The Spinner: The Revolute Joint
Picture a door hinge. The door swings open and shut, but the hinge itself never moves off the wall—it only lets the door pivot around a single fixed line. That line is an axis, and a revolute joint is exactly this: a connection between two parts that lets one rotate about a fixed axis relative to the other. Your elbow, your knee, and the lid of a laptop are all revolute joints in disguise.
The revolute joint is the workhorse of robotics. Nearly every jointed robot arm you have seen—the orange ones welding cars, the white ones in surgical suites—is a stack of revolute joints, one after another. We call any connection between two rigid parts a kinematic joint, and the revolute kind is by far the most common, because a spinning motor maps onto rotation so naturally.
The Slider: The Prismatic Joint
Now picture a desk drawer. It glides straight out and slides straight back—no spinning, no arc, just clean back-and-forth travel along a single line. That is a prismatic joint: a connection that lets one part translate (slide) in a straight line relative to another, instead of rotating. A drawer slide, a sliding patio door, and the blade pulled from a tape measure are everyday prismatic joints.
Prismatic joints are the backbone of machines that need to cover a rectangular area cleanly. A gantry robot—the kind that rides on overhead rails above a workbench—is often three prismatic joints arranged at right angles, sliding along X, Y, and Z. A SCARA robot (common in fast pick-and-place assembly) mixes the two families: two revolute joints sweep the arm over a plane, and one prismatic joint plunges the tool straight down to place a part.
Each Adds Exactly One Freedom
Here is the elegant part: a single revolute joint and a single prismatic joint each contribute exactly one degree of freedom—one independent number you can dial to set the joint's state. For a revolute joint that number is an angle (how far it has rotated); for a prismatic joint it is a length (how far it has slid).
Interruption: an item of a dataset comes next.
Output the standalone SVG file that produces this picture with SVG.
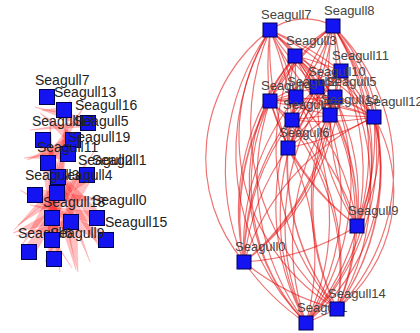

Both are also called lower pairs, because the two parts touch over a surface rather than at a point or line, which makes them stiff and easy to seal against dust.
Because each joint adds one freedom, you can count the freedoms of a simple open arm just by counting its joints. Want a tool that can reach any position and any end-effector orientation in 3D space? You need six independent freedoms, so a classic industrial arm chains six revolute joints—one per freedom. Stringing parts and joints together in a line this way forms a kinematic chain, and an arm built as one open line is a serial manipulator.
The two joints differ in their trade-offs. Revolute joints are compact and can spin continuously (or nearly so), but a long arm swung from a single pivot can flex and sag at the far end, hurting precision. Prismatic joints, riding on rigid rails, tend to be very stiff and accurate along their travel—great when you need to push hard or place parts exactly—but they are bulky, and their reach is capped by the rail length. Designers also tune how springy a joint is on purpose; that built-in give is called mechanical compliance, and it helps a robot absorb bumps instead of fighting them.
Reading a Robot's Name as a Recipe
Once you know the two letters, you can read a robot's structure straight off its shorthand name. Engineers label revolute joints R and prismatic joints P, then list them in order from the base outward. So an "RRR" robot is three revolute joints in a row—an all-rotary arm. An "RP" arm is a revolute joint at the base carrying a prismatic slider. A "PPP" machine—three sliders at right angles—is a Cartesian gantry. The string is a recipe: joint by joint, it tells you how the robot moves.
RRR -> three revolute joints (articulated arm; reaches around obstacles) RP -> revolute + prismatic (swing to aim, then slide to extend) PPP -> three prismatic joints (Cartesian gantry; clean X-Y-Z box) RRP -> SCARA-style (two swings over a plane, one plunge down)
These two joints are not the whole alphabet—there are cylindrical, spherical, and helical joints too—but revolute and prismatic are the atoms. Almost every other joint can be understood as a combination of these two basic motions, which is why mastering the spinner and the slider gives you a reading key for nearly any mechanism you will meet.